We can also form groups using more than one field. Take a look at the example given below:

_fetch $SrcIP, $DstPort, $EvtLen from event where $PStatus=PAD limit 100
>>_agg stat_unique $SrcIP, $DstPort max $EvtLen

The _fetch directive retrieves the $SrcIP, $DstPort, and $EvtLen fields for each event where $PStatus is PAD. We limit the result set to the 100 latest events satisfying the where clause. The output is as shown below:

image 22-1

In the pipelined query function, the _agg directive uses the stat_unique keyword to aggregate combinations of the $SrcIP (source IP) and $DstPort (destination port) values and give the maximum $EvtLen (event length) for each group using the keyword max.

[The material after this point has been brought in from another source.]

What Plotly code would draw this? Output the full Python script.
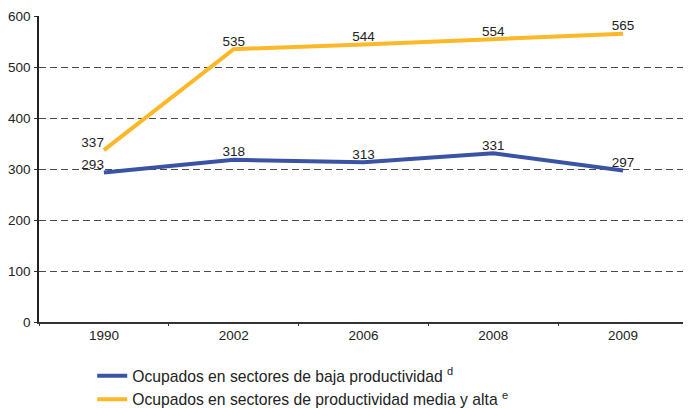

The output is as shown below:

The destination port 8080 has events in the first combination group of destination port and source IP are such that the maximum length is 517.

Count Occurances

Count_distinct is one of the operations under stat_unique which can perform counting of distinct values on the computed fields with respect to the group files of stat_unique.
Count_distinct can compute only on Single Field.

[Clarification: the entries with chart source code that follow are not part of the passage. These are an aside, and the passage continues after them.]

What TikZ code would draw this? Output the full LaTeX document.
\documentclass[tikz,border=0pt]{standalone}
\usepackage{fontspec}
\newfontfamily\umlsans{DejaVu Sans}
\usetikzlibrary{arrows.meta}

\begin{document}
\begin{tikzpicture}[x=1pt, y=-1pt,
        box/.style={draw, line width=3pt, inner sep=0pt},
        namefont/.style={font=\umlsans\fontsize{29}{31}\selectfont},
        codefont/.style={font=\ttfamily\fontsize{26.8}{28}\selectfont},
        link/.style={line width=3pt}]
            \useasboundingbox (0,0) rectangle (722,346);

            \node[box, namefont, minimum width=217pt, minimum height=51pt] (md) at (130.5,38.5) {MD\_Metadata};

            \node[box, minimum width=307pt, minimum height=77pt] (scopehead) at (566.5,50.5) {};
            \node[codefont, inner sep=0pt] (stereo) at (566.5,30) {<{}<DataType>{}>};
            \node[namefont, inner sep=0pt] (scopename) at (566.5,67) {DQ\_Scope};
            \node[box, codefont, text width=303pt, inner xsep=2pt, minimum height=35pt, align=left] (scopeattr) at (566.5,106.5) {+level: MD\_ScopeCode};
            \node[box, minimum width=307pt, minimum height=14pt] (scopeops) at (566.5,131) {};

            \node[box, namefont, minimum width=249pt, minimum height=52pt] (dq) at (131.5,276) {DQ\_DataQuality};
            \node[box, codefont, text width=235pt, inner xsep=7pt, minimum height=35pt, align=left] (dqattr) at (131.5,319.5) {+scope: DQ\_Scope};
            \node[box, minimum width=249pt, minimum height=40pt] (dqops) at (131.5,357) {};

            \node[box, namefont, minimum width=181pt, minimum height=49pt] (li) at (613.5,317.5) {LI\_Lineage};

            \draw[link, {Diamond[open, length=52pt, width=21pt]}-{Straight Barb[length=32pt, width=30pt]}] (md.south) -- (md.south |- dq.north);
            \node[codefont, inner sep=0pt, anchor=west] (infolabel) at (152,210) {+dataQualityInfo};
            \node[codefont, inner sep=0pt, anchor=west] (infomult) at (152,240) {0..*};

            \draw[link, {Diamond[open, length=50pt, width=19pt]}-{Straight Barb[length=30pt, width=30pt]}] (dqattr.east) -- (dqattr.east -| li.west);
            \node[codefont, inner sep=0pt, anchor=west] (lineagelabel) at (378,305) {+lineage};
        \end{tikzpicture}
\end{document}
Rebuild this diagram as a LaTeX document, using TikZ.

_fetch * from event where $Stream=FIREWALL group stat_unique $SrcIP count_distinct $DstIP limit 100

In the above example, the _fetch directive retrieves all fields for each event where $Stream is FIREWALL. In the pipelined query function, the _fetch directive uses the stat_unique keyword to aggregate and group unique $SrcIP (Source ip) values and give the counting of distinct values of $DstIP (Destination ip) for each group (using the keyword count_distinct).

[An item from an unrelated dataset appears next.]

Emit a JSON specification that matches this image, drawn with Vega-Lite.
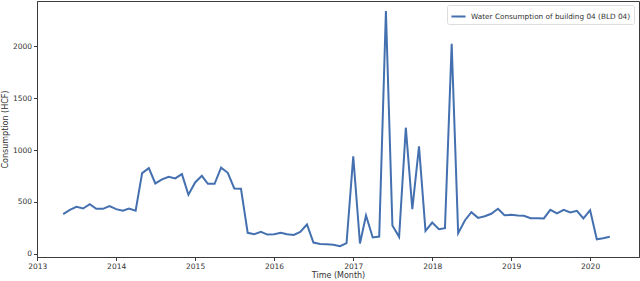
{
  "$schema": "https://vega.github.io/schema/vega-lite/v6.json",
  "width": 602,
  "height": 256,
  "autosize": "none",
  "padding": {"left": 37, "top": 1, "right": 1, "bottom": 24},
  "background": "white",
  "config": {
    "view": {"stroke": "#3a3a3a", "strokeWidth": 1},
    "font": "DejaVu Sans",
    "axis": {
      "grid": false,
      "domainColor": "#3a3a3a",
      "tickColor": "#3a3a3a",
      "labelColor": "#333333",
      "titleColor": "#333333",
      "labelFont": "DejaVu Sans",
      "titleFont": "DejaVu Sans",
      "labelFontSize": 7.5,
      "titleFontSize": 8,
      "titleFontWeight": "normal",
      "tickSize": 3.5,
      "labelPadding": 2,
      "labelFlush": false
    }
  },
  "data": {
    "values": [
      {"date": "2013-05-01", "v": 383, "s": "Water Consumption of building 04 (BLD 04)"},
      {"date": "2013-06-01", "v": 424, "s": "Water Consumption of building 04 (BLD 04)"},
      {"date": "2013-07-01", "v": 453, "s": "Water Consumption of building 04 (BLD 04)"},
      {"date": "2013-08-01", "v": 437, "s": "Water Consumption of building 04 (BLD 04)"},
      {"date": "2013-09-01", "v": 479, "s": "Water Consumption of building 04 (BLD 04)"},
      {"date": "2013-10-01", "v": 434, "s": "Water Consumption of building 04 (BLD 04)"},
      {"date": "2013-11-01", "v": 434, "s": "Water Consumption of building 04 (BLD 04)"},
      {"date": "2013-12-01", "v": 460, "s": "Water Consumption of building 04 (BLD 04)"},
      {"date": "2014-01-01", "v": 431, "s": "Water Consumption of building 04 (BLD 04)"},
      {"date": "2014-02-01", "v": 415, "s": "Water Consumption of building 04 (BLD 04)"},
      {"date": "2014-03-01", "v": 437, "s": "Water Consumption of building 04 (BLD 04)"},
      {"date": "2014-04-01", "v": 415, "s": "Water Consumption of building 04 (BLD 04)"},
      {"date": "2014-05-01", "v": 778, "s": "Water Consumption of building 04 (BLD 04)"},
      {"date": "2014-06-01", "v": 826, "s": "Water Consumption of building 04 (BLD 04)"},
      {"date": "2014-07-01", "v": 678, "s": "Water Consumption of building 04 (BLD 04)"},
      {"date": "2014-08-01", "v": 717, "s": "Water Consumption of building 04 (BLD 04)"},
      {"date": "2014-09-01", "v": 743, "s": "Water Consumption of building 04 (BLD 04)"},
      {"date": "2014-10-01", "v": 727, "s": "Water Consumption of building 04 (BLD 04)"},
      {"date": "2014-11-01", "v": 768, "s": "Water Consumption of building 04 (BLD 04)"},
      {"date": "2014-12-01", "v": 569, "s": "Water Consumption of building 04 (BLD 04)"},
      {"date": "2015-01-01", "v": 688, "s": "Water Consumption of building 04 (BLD 04)"},
      {"date": "2015-02-01", "v": 752, "s": "Water Consumption of building 04 (BLD 04)"},
      {"date": "2015-03-01", "v": 675, "s": "Water Consumption of building 04 (BLD 04)"},
      {"date": "2015-04-01", "v": 675, "s": "Water Consumption of building 04 (BLD 04)"},
      {"date": "2015-05-01", "v": 830, "s": "Water Consumption of building 04 (BLD 04)"},
      {"date": "2015-06-01", "v": 781, "s": "Water Consumption of building 04 (BLD 04)"},
      {"date": "2015-07-01", "v": 630, "s": "Water Consumption of building 04 (BLD 04)"},
      {"date": "2015-08-01", "v": 627, "s": "Water Consumption of building 04 (BLD 04)"},
      {"date": "2015-09-01", "v": 203, "s": "Water Consumption of building 04 (BLD 04)"},
      {"date": "2015-10-01", "v": 190, "s": "Water Consumption of building 04 (BLD 04)"},
      {"date": "2015-11-01", "v": 212, "s": "Water Consumption of building 04 (BLD 04)"},
      {"date": "2015-12-01", "v": 186, "s": "Water Consumption of building 04 (BLD 04)"},
      {"date": "2016-01-01", "v": 190, "s": "Water Consumption of building 04 (BLD 04)"},
      {"date": "2016-02-01", "v": 203, "s": "Water Consumption of building 04 (BLD 04)"},
      {"date": "2016-03-01", "v": 190, "s": "Water Consumption of building 04 (BLD 04)"},
      {"date": "2016-04-01", "v": 183, "s": "Water Consumption of building 04 (BLD 04)"},
      {"date": "2016-05-01", "v": 212, "s": "Water Consumption of building 04 (BLD 04)"},
      {"date": "2016-06-01", "v": 283, "s": "Water Consumption of building 04 (BLD 04)"},
      {"date": "2016-07-01", "v": 109, "s": "Water Consumption of building 04 (BLD 04)"},
      {"date": "2016-08-01", "v": 96, "s": "Water Consumption of building 04 (BLD 04)"},
      {"date": "2016-09-01", "v": 93, "s": "Water Consumption of building 04 (BLD 04)"},
      {"date": "2016-10-01", "v": 87, "s": "Water Consumption of building 04 (BLD 04)"},
      {"date": "2016-11-01", "v": 74, "s": "Water Consumption of building 04 (BLD 04)"},
      {"date": "2016-12-01", "v": 103, "s": "Water Consumption of building 04 (BLD 04)"},
      {"date": "2017-01-01", "v": 939, "s": "Water Consumption of building 04 (BLD 04)"},
      {"date": "2017-02-01", "v": 100, "s": "Water Consumption of building 04 (BLD 04)"},
      {"date": "2017-03-01", "v": 370, "s": "Water Consumption of building 04 (BLD 04)"},
      {"date": "2017-04-01", "v": 158, "s": "Water Consumption of building 04 (BLD 04)"},
      {"date": "2017-05-01", "v": 167, "s": "Water Consumption of building 04 (BLD 04)"},
      {"date": "2017-06-01", "v": 2338, "s": "Water Consumption of building 04 (BLD 04)"},
      {"date": "2017-07-01", "v": 273, "s": "Water Consumption of building 04 (BLD 04)"},
      {"date": "2017-08-01", "v": 164, "s": "Water Consumption of building 04 (BLD 04)"},
      {"date": "2017-09-01", "v": 1215, "s": "Water Consumption of building 04 (BLD 04)"},
      {"date": "2017-10-01", "v": 431, "s": "Water Consumption of building 04 (BLD 04)"},
      {"date": "2017-11-01", "v": 1035, "s": "Water Consumption of building 04 (BLD 04)"},
      {"date": "2017-12-01", "v": 222, "s": "Water Consumption of building 04 (BLD 04)"},
      {"date": "2018-01-01", "v": 302, "s": "Water Consumption of building 04 (BLD 04)"},
      {"date": "2018-02-01", "v": 238, "s": "Water Consumption of building 04 (BLD 04)"},
      {"date": "2018-03-01", "v": 248, "s": "Water Consumption of building 04 (BLD 04)"},
      {"date": "2018-04-01", "v": 2022, "s": "Water Consumption of building 04 (BLD 04)"},
      {"date": "2018-05-01", "v": 199, "s": "Water Consumption of building 04 (BLD 04)"},
      {"date": "2018-06-01", "v": 322, "s": "Water Consumption of building 04 (BLD 04)"},
      {"date": "2018-07-01", "v": 402, "s": "Water Consumption of building 04 (BLD 04)"},
      {"date": "2018-08-01", "v": 347, "s": "Water Consumption of building 04 (BLD 04)"},
      {"date": "2018-09-01", "v": 363, "s": "Water Consumption of building 04 (BLD 04)"},
      {"date": "2018-10-01", "v": 386, "s": "Water Consumption of building 04 (BLD 04)"},
      {"date": "2018-11-01", "v": 434, "s": "Water Consumption of building 04 (BLD 04)"},
      {"date": "2018-12-01", "v": 373, "s": "Water Consumption of building 04 (BLD 04)"},
      {"date": "2019-01-01", "v": 376, "s": "Water Consumption of building 04 (BLD 04)"},
      {"date": "2019-02-01", "v": 370, "s": "Water Consumption of building 04 (BLD 04)"},
      {"date": "2019-03-01", "v": 367, "s": "Water Consumption of building 04 (BLD 04)"},
      {"date": "2019-04-01", "v": 344, "s": "Water Consumption of building 04 (BLD 04)"},
      {"date": "2019-05-01", "v": 344, "s": "Water Consumption of building 04 (BLD 04)"},
      {"date": "2019-06-01", "v": 341, "s": "Water Consumption of building 04 (BLD 04)"},
      {"date": "2019-07-01", "v": 424, "s": "Water Consumption of building 04 (BLD 04)"},
      {"date": "2019-08-01", "v": 389, "s": "Water Consumption of building 04 (BLD 04)"},
      {"date": "2019-09-01", "v": 424, "s": "Water Consumption of building 04 (BLD 04)"},
      {"date": "2019-10-01", "v": 399, "s": "Water Consumption of building 04 (BLD 04)"},
      {"date": "2019-11-01", "v": 415, "s": "Water Consumption of building 04 (BLD 04)"},
      {"date": "2019-12-01", "v": 341, "s": "Water Consumption of building 04 (BLD 04)"},
      {"date": "2020-01-01", "v": 421, "s": "Water Consumption of building 04 (BLD 04)"},
      {"date": "2020-02-01", "v": 141, "s": "Water Consumption of building 04 (BLD 04)"},
      {"date": "2020-03-01", "v": 151, "s": "Water Consumption of building 04 (BLD 04)"},
      {"date": "2020-04-01", "v": 164, "s": "Water Consumption of building 04 (BLD 04)"}
    ]
  },
  "mark": {"type": "line", "strokeWidth": 2, "interpolate": "linear"},
  "encoding": {
    "x": {
      "field": "date",
      "type": "temporal",
      "title": "Time (Month)",
      "scale": {"domain": ["2012-12-31", "2020-08-14"], "nice": false},
      "axis": {"format": "%Y", "tickCount": {"interval": "year", "step": 1}, "titlePadding": 1}
    },
    "y": {
      "field": "v",
      "type": "quantitative",
      "title": "Consumption (HCF)",
      "scale": {"domain": [-30, 2435], "nice": false, "zero": false},
      "axis": {
        "values": [0, 500, 1000, 1500, 2000],
        "format": "d",
        "titleX": -36,
        "titleY": 128,
        "titleAngle": -90,
        "titleAlign": "center",
        "titleBaseline": "top"
      }
    },
    "color": {
      "field": "s",
      "type": "nominal",
      "scale": {"range": ["#4470b0"]},
      "legend": {
        "title": null,
        "orient": "none",
        "legendX": 410,
        "legendY": 4,
        "symbolType": "stroke",
        "symbolSize": 200,
        "symbolStrokeWidth": 2,
        "labelFontSize": 7.3,
        "labelLimit": 0,
        "labelFont": "DejaVu Sans",
        "labelColor": "#333333",
        "strokeColor": "#dddddd",
        "fillColor": "white",
        "padding": 3,
        "cornerRadius": 2
      }
    }
  }
}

_fetch * from event where $Stream=FIREWALL group stat_unique $SrcIP, $DstIP count_distinct $SrcCN limit 100

In the above example, the _fetch directive retrieves all fields for each event where $Stream is FIREWALL. In the pipelined query function, the _fetch directive uses the stat_unique keyword to aggregate and group unique $SrcIP (Source ip) and $DstIP (Destination ip) values and give the counting of distinct values of $SrcCN (Source Country) for each group (using the keyword count_distinct).